Relieving Pressure |
Adolescents who reported strong support from both family and peers rated their mental health more positively than those with little or no support. / © Adobe Stock/vizualni
A total of 1,530 children and adolescents aged 8 to 17 took part. The results are alarming for professionals. The mental health and well-being of children and adolescents were still lower at the time of the survey last year than before the COVID-19 pandemic. One in four young people rates their own quality of life as low. Two-thirds assess it as average, and only 6 percent rate it as high. About one in five students consider themselves mentally burdened. The same proportion feel uncomfortable at school; among students from low-income families, this applies to one in three. Students are most worried about wars around the world, academic pressure, the global climate crisis, and fears about their own future.

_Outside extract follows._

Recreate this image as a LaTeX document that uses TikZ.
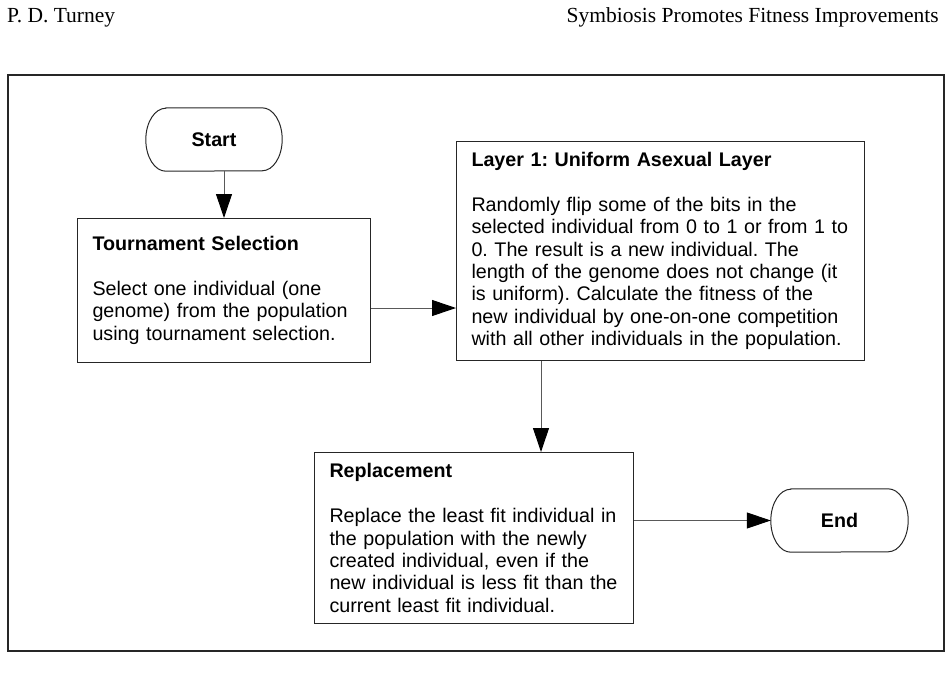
\documentclass[tikz,border=0pt]{standalone}
\usepackage{fontspec}
\setmainfont{Liberation Serif}
\newfontfamily\boxfont{Liberation Sans}
\usetikzlibrary{arrows.meta}
\frenchspacing

\begin{document}
\begin{tikzpicture}
    [x=1pt,y=-1pt,
     stepbox/.style={draw=black!85,line width=1pt,align=left,anchor=north west,
       inner xsep=15pt,inner ysep=0pt,text width=#1,
       font=\boxfont\fontsize{19.7}{22.4}\selectfont},
     terminal/.style={rectangle,minimum width=136pt,minimum height=63pt,
       inner sep=0pt,font=\boxfont\fontsize{19.7}{22.4}\selectfont\bfseries},
     outline/.style={draw=black!85,line width=1pt},
     link/.style={-{Triangle[length=24pt,width=16pt,color=black]},draw=black!65,line width=1pt},
     header/.style={anchor=base,inner sep=0pt,font=\fontsize{21.5}{24}\selectfont}]
    \useasboundingbox (0, 0) rectangle (951, 688);
    \node (author) at (7, 22) [header,anchor=base west] {P. D. Turney};
    \node (title) at (939, 22) [header,anchor=base east] {Symbiosis Promotes Fitness Improvements};
    \draw [line width=1.2pt,black!85] (8, 75) rectangle (944, 651);
    \node (start) at (214, 139.5) [terminal] {Start};
    \node (tour) at (77, 218) [stepbox=263pt,minimum height=144pt]
      {\textbf{Tournament Selection}\\[22.4pt]
       Select one individual (one\\
       genome) from the population\\
       using tournament selection.};
    \node (layer) at (456, 141) [stepbox=378pt,minimum height=219pt]
      {\textbf{Layer 1: Uniform Asexual Layer}\\[22.4pt]
       Randomly flip some of the bits in the\\
       selected individual from 0 to 1 or from 1 to\\
       0. The result is a new individual. The\\
       length of the genome does not change (it\\
       is uniform). Calculate the fitness of the\\
       new individual by one-on-one competition\\
       with all other individuals in the population.};
    \node (repl) at (314, 452) [stepbox=289pt,minimum height=171pt]
      {\textbf{Replacement}\\[22.4pt]
       Replace the least fit individual in\\
       the population with the newly\\
       created individual, even if the\\
       new individual is less fit than the\\
       current least fit individual.};
    \node (end) at (839.5, 520.5) [terminal,minimum width=137pt] {End};
    % pill outlines with elliptic ends
    \foreach \t in {start, end}
      \draw [outline] ([xshift=20pt]\t.north west) -- ([xshift=-20pt]\t.north east)
        arc [start angle=90, end angle=-90, x radius=20pt, y radius=31.5pt]
        -- ([xshift=20pt]\t.south west)
        arc [start angle=270, end angle=90, x radius=20pt, y radius=31.5pt] -- cycle;
    \coordinate (row1) at (0, 308);
    \coordinate (col1) at (541, 0);
    \draw [link] (start.south -| tour.north) to (tour.north);
    \draw [link] (tour.east |- row1) to (layer.west |- row1);
    \draw [link] (layer.south -| col1) to (repl.north -| col1);
    \draw [link] (repl.east |- end.west) to (end.west);
  \end{tikzpicture}
\end{document}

Germany is not alone in this trend, as shown by the Health Behaviour in School-aged Children (HBSC) study by the World Health Organization (WHO), which surveyed nearly 280,000 children and adolescents aged 11, 13, and 15 from Europe, Central Asia, and Canada in 2022. Older adolescents in particular increasingly feel burdened by schoolwork, with girls especially affected. Nearly two-thirds of 15-year-old girls (63 percent) reported experiencing school stress and academic pressure. Compared to the last survey in 2018, this marks an increase of almost 10 percent. Among boys, the increase was smaller at 3 percent, and the share of those who feel under pressure was also lower, at 43 percent.
Stress occurs whenever there is an imbalance between perceived demands and the ability to cope with them. The causes can be varied. In the school context, common stressors include both under- and over-challenging lessons, conflicts and problems with classmates or teachers, noisy classrooms, exhausting teaching staff, and a poor classroom environment. Additionally, many adolescents today have extremely high expectations of themselves.
How adolescents respond to school stress can vary greatly from person to person. Some develop physical complaints such as frequent headaches, loss of appetite, or stomachaches. Others become increasingly tense, nervous without apparent reason, or suffer from anxiety. Attention disorders, concentration difficulties, sleep problems, and social withdrawal can also be consequences of excessive stress and academic pressure.
It is well known that supportive systems are crucial for adolescents’ mental health. The HBSC study confirms this: adolescents who reported strong support from both family and peers rated their mental health more positively than those with little or no support. This makes the decline in social support compared to the previous survey even more alarming for experts. In 2018, 73 percent of students reported feeling strongly supported by their families; by 2022, this figure had dropped to 67 percent. Peer support also fell from 61 percent to 58 percent during the same period. Social inequality has also increased. Adolescents from low-income families consistently received less support from family and peers than those from high-income households.